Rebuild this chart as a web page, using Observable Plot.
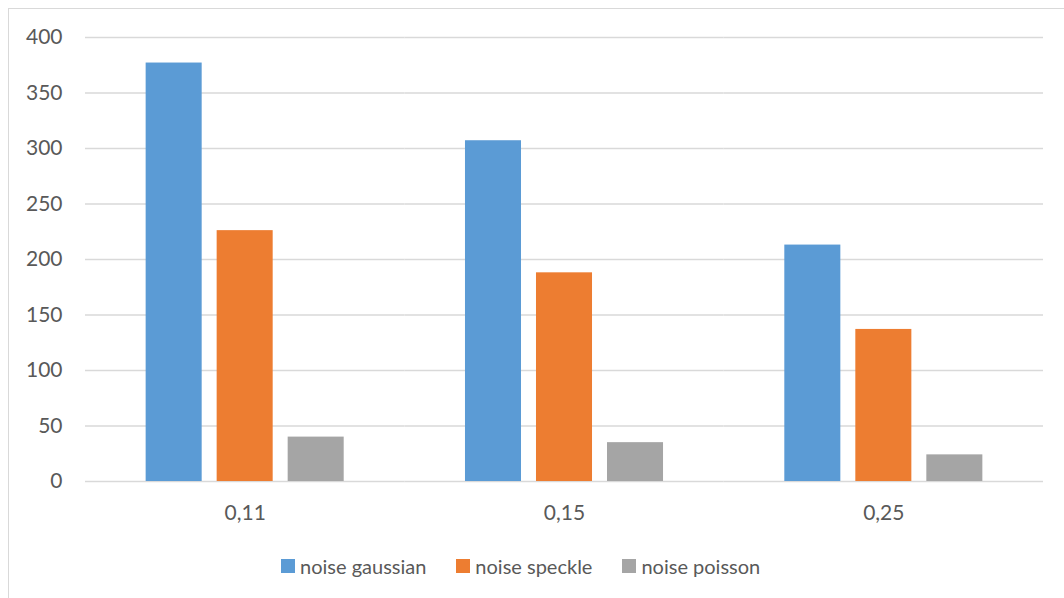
<!DOCTYPE html>
<html>
<head>
<meta charset="utf-8">
<script src="https://cdn.jsdelivr.net/npm/d3@7"></script>
<script src="https://cdn.jsdelivr.net/npm/@observablehq/plot@0.6"></script>
<style>
  html, body { margin: 0; padding: 0; background: #fff; }
  body { width: 1064px; height: 598px; overflow: hidden; position: relative; font-family: Lato, "Open Sans", sans-serif; }
  #frame { position: absolute; left: 8px; top: 8px; width: 1100px; height: 620px; border: 1px solid #d9d9d9; box-sizing: border-box; }
  #chart { position: absolute; left: 0; top: 0; }
  #legend { position: absolute; left: 281px; top: 553px; display: flex; align-items: center; font-size: 20px; line-height: 26px; color: #595959; white-space: nowrap; }
  #legend .item { display: flex; align-items: center; margin-right: 30px; }
  #legend .sw { width: 14px; height: 14px; margin-right: 5px; }
</style>
</head>
<body>
<div id="frame"></div>
<div id="chart"></div>
<div id="legend"></div>
<script>
const categories = ["0,11", "0,15", "0,25"];
const seriesNames = ["noise gaussian", "noise speckle", "noise poisson"];
const colors = ["#5b9bd5", "#ed7d31", "#a5a5a5"];
const gaussian = [377, 307, 213];
const speckle = [226, 188, 137];
const poisson = [40, 35, 24];
const yTicks = [0, 50, 100, 150, 200, 250, 300, 350, 400];

const seriesValues = [gaussian, speckle, poisson];
const data = [];
categories.forEach((c, i) => {
  seriesNames.forEach((s, j) => data.push({cat: c, series: s, value: seriesValues[j][i]}));
});

const chart = Plot.plot({
  width: 1064,
  height: 530,
  marginLeft: 85,
  marginRight: 21,
  marginTop: 37,
  marginBottom: 49,
  facet: {marginTop: 0, marginBottom: 0, marginLeft: 0, marginRight: 0},
  style: {fontFamily: "Lato, 'Open Sans', sans-serif", fontSize: "21px", color: "#595959", background: "transparent"},
  fx: {domain: categories, padding: 0, round: false, axis: "bottom", tickSize: 0, tickPadding: 24, label: null},
  x: {domain: seriesNames, paddingInner: 0.211, paddingOuter: 0.854, round: false, axis: null},
  y: {domain: [0, 400], ticks: yTicks, tickSize: 0, tickPadding: 23, label: null, tickFormat: d => String(d)},
  color: {domain: seriesNames, range: colors},
  marks: [
    Plot.ruleY(yTicks, {stroke: "#d9d9d9", strokeWidth: 1.5}),
    Plot.barY(data, {fx: "cat", x: "series", y: "value", fill: "series"})
  ]
});
document.getElementById("chart").appendChild(chart);

const legend = document.getElementById("legend");
seriesNames.forEach((s, i) => {
  const item = document.createElement("div");
  item.className = "item";
  const sw = document.createElement("span");
  sw.className = "sw";
  sw.style.background = colors[i];
  const t = document.createElement("span");
  t.textContent = s;
  item.appendChild(sw);
  item.appendChild(t);
  legend.appendChild(item);
});
</script>
</body>
</html>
━━━━━━
* **The task**: In the listing, find every line containing the word "chart" and list it.

* **Answer for the task**:
Rebuild this chart as a web page, using Observable Plot.
  #chart { position: absolute; left: 0; top: 0; }
<div id="chart"></div>
const chart = Plot.plot({
document.getElementById("chart").appendChild(chart);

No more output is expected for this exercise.